All these metrics are calculated from the Confusion matrix, which allows to evaluate the performance of a classification models. In the confusion matrix we see the predictions made by a model on a dataset and comparison of them to the actual labels. It operates with true positives (TP), true negatives (TN), false positives (FP), and false negatives (FN) values.
True Positives (TP): Correct prediction of the positive class. True Negatives (TN): Correct prediction of the negative class. False Positives (FP): Incorrect prediction of the positive class when the true class is negative (Type I error). False Negatives (FN): Incorrect prediction of the negative class when the true class is positive (Type II error).
Predicted Negative | Predicted Positive | |
---|---|---|
Actual Negative | TN | FP |
Actual Positive | FN | TP |
-
Precision: Precision measures the accuracy of positive predictions. It is the ratio of true positives to the sum of true positives and false positives.
Precision = TP / (TP + FP) -
Recall (Sensitivity or True Positive Rate): Recall measures the ability of the model to capture all positive instances. It is the ratio of true positives to the sum of true positives and false negatives.
Recall = TP / (TP + FN) -
F1-Score: The F1-score is the harmonic mean of precision and recall.

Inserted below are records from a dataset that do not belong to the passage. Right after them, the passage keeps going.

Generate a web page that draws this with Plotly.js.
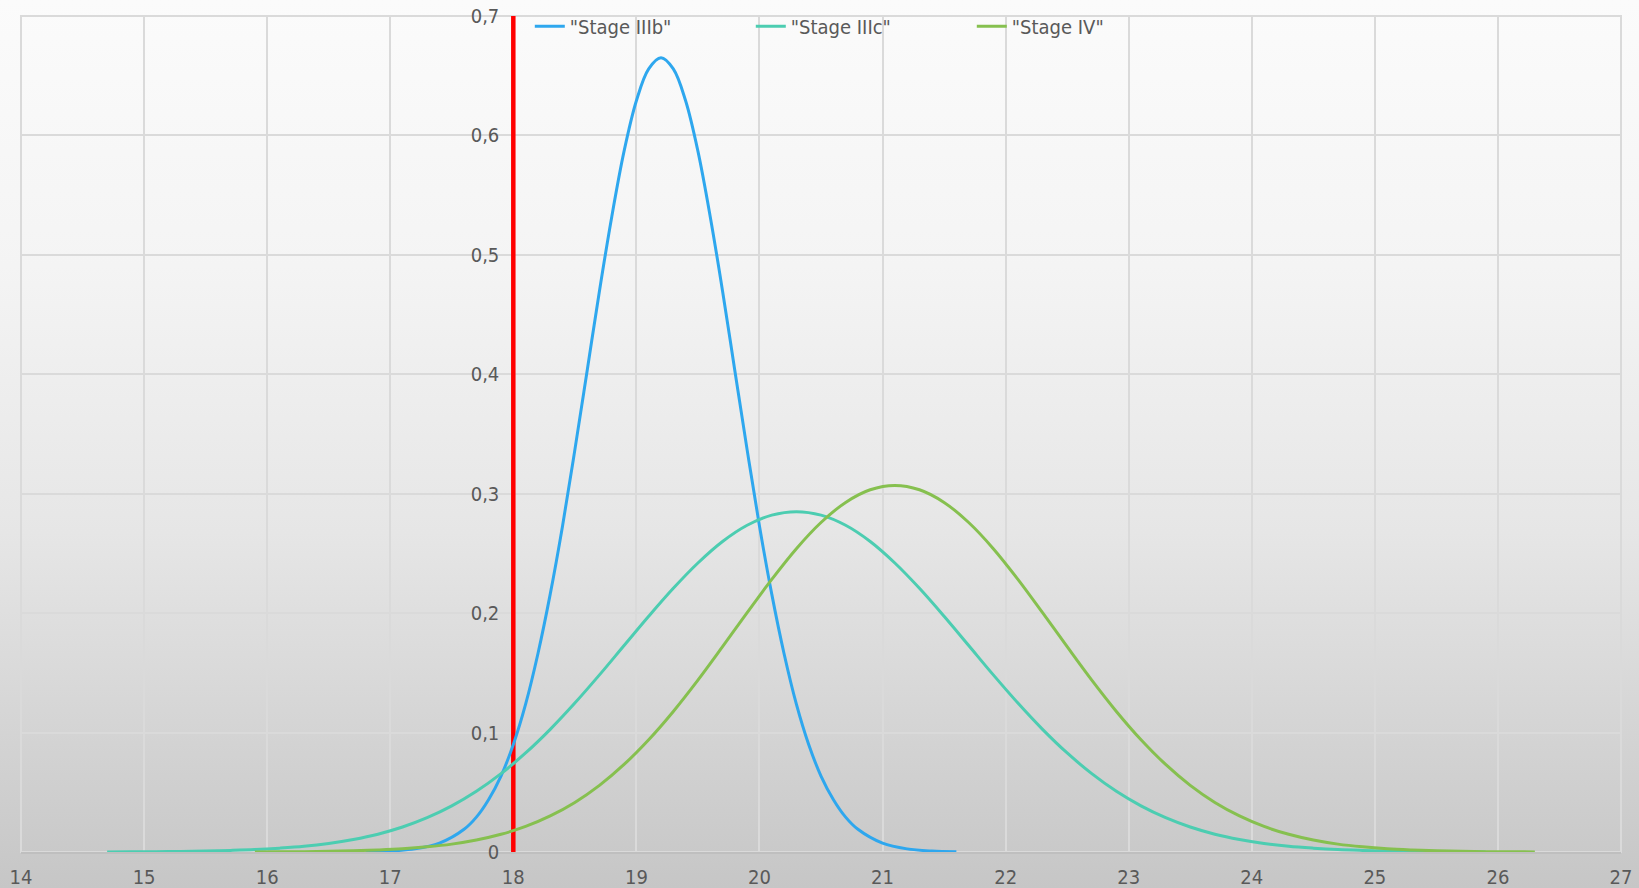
<!DOCTYPE html>
<html>
<head>
<meta charset="utf-8">
<script src="https://cdn.plot.ly/plotly-3.0.1.min.js"></script>
<style>
  html, body { margin: 0; padding: 0; width: 1639px; height: 888px; overflow: hidden; }
  body { background: linear-gradient(to bottom, #fbfbfb 0%, #f4f4f4 30%, #e6e6e6 60%, #d6d6d6 80%, #c6c6c6 100%); }
  #chart { width: 1639px; height: 888px; }
</style>
</head>
<body>
<div id="chart"></div>
<script>
// Series names
const seriesNames = ['"Stage IIIb"', '"Stage IIIc"', '"Stage IV"'];

// Stage IIIb
const stageIIIbX = [16.8, 17.0, 17.2, 17.4, 17.6, 17.7, 17.8, 17.9, 18.0, 18.1, 18.2, 18.3, 18.4, 18.5, 18.6, 18.7, 18.8, 18.9, 19.0, 19.1, 19.2,
                    19.3, 19.4, 19.5, 19.6, 19.7, 19.8, 19.9, 20.0, 20.1, 20.2, 20.3, 20.4, 20.5, 20.6, 20.7, 20.8, 21.0, 21.2, 21.4, 21.6];
const stageIIIbY = [0.0002, 0.0008, 0.0026, 0.0074, 0.019, 0.0292, 0.044, 0.0636, 0.090, 0.1238, 0.166, 0.2159, 0.273, 0.3367, 0.403, 0.4698, 0.532, 0.5868, 0.629, 0.6557, 0.665,
                    0.6557, 0.629, 0.5868, 0.532, 0.4698, 0.403, 0.3367, 0.273, 0.2159, 0.166, 0.1238, 0.090, 0.0636, 0.044, 0.0292, 0.019, 0.0074, 0.0026, 0.0008, 0.0002];

// Stage IIIc
const stageIIIcX = [14.7, 14.9, 15.1, 15.3, 15.5, 15.7, 15.9, 16.1, 16.3, 16.5, 16.7, 16.9, 17.1, 17.3, 17.5, 17.7, 17.9, 18.1, 18.3, 18.5,
                    18.7, 18.9, 19.1, 19.3, 19.5, 19.7, 19.9, 20.1, 20.3, 20.5, 20.7, 20.9, 21.1, 21.3, 21.5, 21.7, 21.9, 22.1, 22.3,
                    22.5, 22.7, 22.9, 23.1, 23.3, 23.5, 23.7, 23.9, 24.1, 24.3, 24.5, 24.7, 24.9, 25.1, 25.3, 25.5, 25.7, 25.9];
const stageIIIcY = [0.0001, 0.0002, 0.0003, 0.0005, 0.0008, 0.0013, 0.0020, 0.0032, 0.0048, 0.0072, 0.0105, 0.0149, 0.0209, 0.0287, 0.0386, 0.0508, 0.0656, 0.0829, 0.1027, 0.1247,
                    0.1483, 0.1729, 0.1974, 0.2208, 0.2420, 0.2600, 0.2736, 0.2821, 0.2850, 0.2821, 0.2736, 0.2600, 0.2420, 0.2208, 0.1974, 0.1729, 0.1483, 0.1247, 0.1027,
                    0.0829, 0.0656, 0.0508, 0.0386, 0.0287, 0.0209, 0.0149, 0.0105, 0.0072, 0.0048, 0.0032, 0.0020, 0.0013, 0.0008, 0.0005, 0.0003, 0.0002, 0.0001];

// Stage IV
const stageIVX = [15.9, 16.1, 16.3, 16.5, 16.7, 16.9, 17.1, 17.3, 17.5, 17.7, 17.9, 18.1, 18.3, 18.5, 18.7, 18.9, 19.1, 19.3, 19.5, 19.7,
                  19.9, 20.1, 20.3, 20.5, 20.7, 20.9, 21.1, 21.3, 21.5, 21.7, 21.9, 22.1, 22.3, 22.5, 22.7, 22.9, 23.1, 23.3, 23.5,
                  23.7, 23.9, 24.1, 24.3, 24.5, 24.7, 24.9, 25.1, 25.3, 25.5, 25.7, 25.9, 26.1, 26.3];
const stageIVY = [0.0001, 0.0002, 0.0003, 0.0006, 0.0010, 0.0017, 0.0027, 0.0043, 0.0066, 0.0100, 0.0148, 0.0214, 0.0302, 0.0415, 0.0558, 0.0733, 0.0940, 0.1177, 0.1439, 0.1719,
                  0.2004, 0.2283, 0.2540, 0.2759, 0.2927, 0.3033, 0.3069, 0.3033, 0.2927, 0.2759, 0.2540, 0.2283, 0.2004, 0.1719, 0.1439, 0.1177, 0.0940, 0.0733, 0.0558,
                  0.0415, 0.0302, 0.0214, 0.0148, 0.0100, 0.0066, 0.0043, 0.0027, 0.0017, 0.0010, 0.0006, 0.0003, 0.0002, 0.0001];

// Threshold marker
const thresholdX = [18, 18];
const thresholdY = [0, 0.7];

// Axes
const xTickVals = [14, 15, 16, 17, 18, 19, 20, 21, 22, 23, 24, 25, 26, 27];
const yTickVals = [0, 0.1, 0.2, 0.3, 0.4, 0.5, 0.6, 0.7];

const FONT = '"Liberation Sans Narrow", "DejaVu Sans Condensed", "Arial Narrow", sans-serif';
const TXT = '#595959';
const GRID = '#dadada';

const traces = [
  { x: thresholdX, y: thresholdY, mode: 'lines', line: { color: '#ff0000', width: 4.5 },
    showlegend: false, hoverinfo: 'skip' },
  { x: stageIIIbX, y: stageIIIbY, name: seriesNames[0], mode: 'lines',
    line: { color: '#2ea7ee', width: 3, shape: 'spline', smoothing: 1, simplify: false } },
  { x: stageIIIcX, y: stageIIIcY, name: seriesNames[1], mode: 'lines',
    line: { color: '#4ccdb1', width: 3, shape: 'spline', smoothing: 1, simplify: false } },
  { x: stageIVX, y: stageIVY, name: seriesNames[2], mode: 'lines',
    line: { color: '#86c04f', width: 3, shape: 'spline', smoothing: 1, simplify: false } }
];

const layout = {
  width: 1639, height: 888,
  margin: { l: 21, r: 18, t: 16, b: 36, pad: 0, autoexpand: false },
  paper_bgcolor: 'rgba(0,0,0,0)',
  plot_bgcolor: 'rgba(0,0,0,0)',
  separators: ', ',
  font: { family: FONT, size: 20, color: TXT },
  showlegend: true,
  legend: {
    orientation: 'h', x: 0.318, xanchor: 'left', y: 1.011, yanchor: 'top',
    bgcolor: 'rgba(0,0,0,0)', font: { family: FONT, size: 20, color: TXT },
    entrywidth: 176, entrywidthmode: 'pixels', traceorder: 'normal'
  },
  shapes: [
    { type: 'rect', xref: 'paper', yref: 'paper', x0: 0, x1: 1, y0: 0, y1: 1,
      line: { color: GRID, width: 2 }, layer: 'below' }
  ],
  xaxis: {
    range: [14, 27], tickvals: xTickVals, ticks: '', showgrid: true,
    gridcolor: GRID, gridwidth: 2, zeroline: false,
    showline: true, linecolor: '#bfbfbf', linewidth: 2,
    tickfont: { family: FONT, size: 20, color: TXT }, ticklabelstandoff: 6,
    fixedrange: true, automargin: false
  },
  yaxis: {
    range: [0, 0.7], tickvals: yTickVals, ticks: '', showgrid: true,
    gridcolor: GRID, gridwidth: 2, zeroline: false, showline: false,
    anchor: 'free', position: 4 / 13, side: 'left',
    tickfont: { family: FONT, size: 20, color: TXT }, ticklabelstandoff: 14,
    fixedrange: true, automargin: false
  }
};

Plotly.newPlot('chart', traces, layout, { displayModeBar: false, staticPlot: true });
</script>
</body>
</html>
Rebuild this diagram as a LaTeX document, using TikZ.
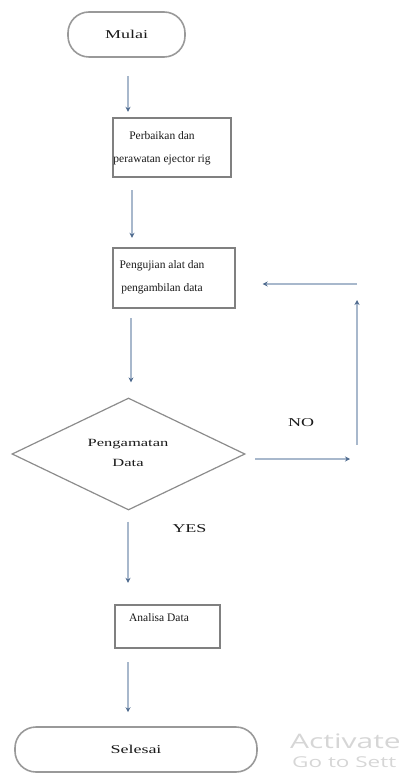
\documentclass[tikz,border=0pt]{standalone}
\usepackage{graphicx}
\usepackage{fontspec}
\setmainfont{Liberation Serif}
\newfontfamily\winfont{Open Sans}
\usetikzlibrary{arrows.meta,shapes.geometric}
\definecolor{EdgeClr}{rgb}{0.5,0.5,0.5}
\definecolor{FlowClr}{rgb}{0.66,0.72,0.80}
\definecolor{TipClr}{rgb}{0.31,0.42,0.56}
\definecolor{MarkClr}{rgb}{0.84,0.84,0.84}

\newcommand{\wide}[1]{\scalebox{1.5}[1]{#1}}

\tikzset{
  terminal/.style={draw=EdgeClr!80,line width=1.6pt,rounded corners=21pt,
    minimum height=45pt,inner sep=0pt,text=black!90,font=\fontsize{12}{14}\selectfont},
  procbox/.style={draw=EdgeClr,line width=2.4pt,inner sep=0pt},
  decision/.style={draw=EdgeClr!90,line width=1.2pt,diamond,aspect=2.08,
    minimum width=233pt,minimum height=112pt,inner sep=0pt},
  boxtext/.style={font=\fontsize{11.5}{23}\selectfont,align=center,text=black!90,inner sep=0pt},
  lbl/.style={font=\fontsize{12}{14}\selectfont,text=black!90,inner sep=0pt},
  flow/.style={draw=FlowClr,line width=1.8pt,-{Stealth[length=5pt,width=5pt,color=TipClr]}}
}

\begin{document}
\begin{tikzpicture}[x=1pt,y=-1pt]
\useasboundingbox (0,0) rectangle (409,775);

\node[terminal,minimum width=117pt] (mulai) at (126.5,34.5) {\wide{Mulai}};

\node[procbox,minimum width=118pt,minimum height=59pt] (perbaikan) at (172,147.5) {};
\node[boxtext] (perbaikantxt) at (162,148.5) {Perbaikan dan\\perawatan ejector rig};

\node[procbox,minimum width=122pt,minimum height=60pt] (pengujian) at (174,278) {};
\node[boxtext] (pengujiantxt) at (162,277.5) {Pengujian alat dan\\pengambilan data};

\node[decision] (cek) at (128.5,454) {};
\node[boxtext,font=\fontsize{11}{20}\selectfont] (cektxt) at (128,453) {\wide{Pengamatan}\\\wide{Data}};

\node[procbox,minimum width=105pt,minimum height=43pt] (analisa) at (167.5,626.5) {};
\node[boxtext] (analisatxt) at (159,618) {Analisa Data};

\node[terminal,minimum width=242pt] (selesai) at (136,749.5) {\wide{Selesai}};

\node[lbl] (no) at (301,423) {\wide{NO}};
\node[lbl] (yes) at (189.5,529) {\wide{YES}};

% main line
\draw[flow,shorten <=18pt,shorten >=5pt] (mulai.south -| 128,0) -- (perbaikan.north -| 128,0);
\draw[flow,shorten <=12pt,shorten >=9pt] (perbaikan.south -| 132,0) -- (pengujian.north -| 132,0);
\draw[flow,shorten <=9pt,shorten >=15pt] (pengujian.south -| 131,0) -- (cek.north -| 131,0);
\draw[flow,shorten <=11pt,shorten >=21pt] (cek.south -| 128,0) -- (analisa.north -| 128,0);
\draw[flow,shorten <=13pt,shorten >=14pt] (analisa.south -| 128,0) -- (selesai.north -| 128,0);

% loop back
\coordinate (noend) at (350,459);
\coordinate (loopfoot) at (357,445);
\coordinate (looptop) at (357,300);
\coordinate (loopcorner) at (357,284);
\draw[flow,shorten <=9.5pt] (cek.east |- noend) -- (noend);
\draw[flow] (loopfoot) -- (looptop);
\draw[flow,shorten >=26.5pt] (loopcorner) -- (pengujian.east |- loopcorner);

\node[anchor=west,text=MarkClr,font=\winfont\fontsize{20}{22}\selectfont,inner sep=0pt]
  (activate) at (290,741) {\scalebox{1.5}[1]{Activate}};
\node[anchor=west,text=MarkClr,font=\winfont\fontsize{15}{17}\selectfont,inner sep=0pt]
  (gosettings) at (292,762) {\scalebox{1.5}[1]{Go to Sett}};
\end{tikzpicture}
\end{document}
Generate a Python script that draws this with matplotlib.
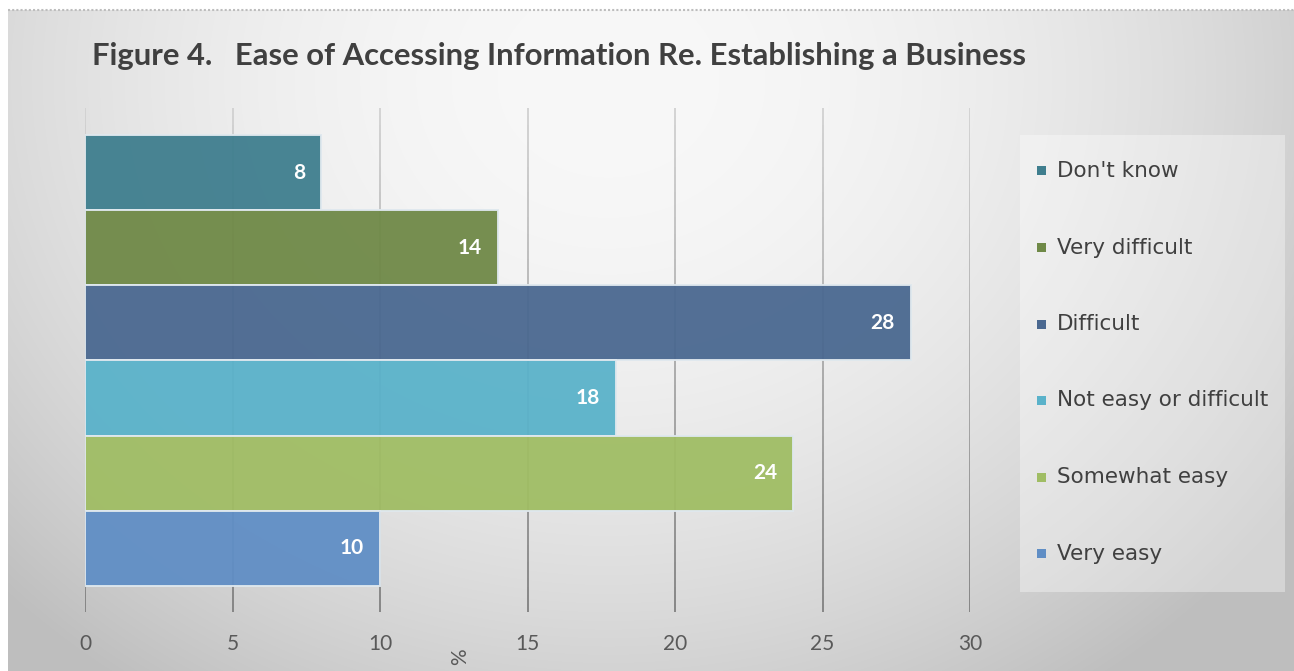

It provides a balance between precision and recall.
F1-Score = 2 * (Precision * Recall) / (Precision + Recall)
Figure 9. Calculated precision of classification models for all classes of the land (13 "targets").
Overall model "Target_KPCA_020_LDA_012_GNB" shows high precision across most classes. Class 5 has consistently high precision across all models. For the recall class 5 again stands out with high recall across all models. Model "Target_KPCA_020_LDA_012_RF" has generally high recall for most classes. Similar to precision and recall, Class 5 maintains a high F1-Score across models. Model "Target_PCA_042_LDA_012_GNB" shows strong performance in terms of F1-Score. Models vary in their performance across different classes. Class 5 appears to be consistently well-predicted across models.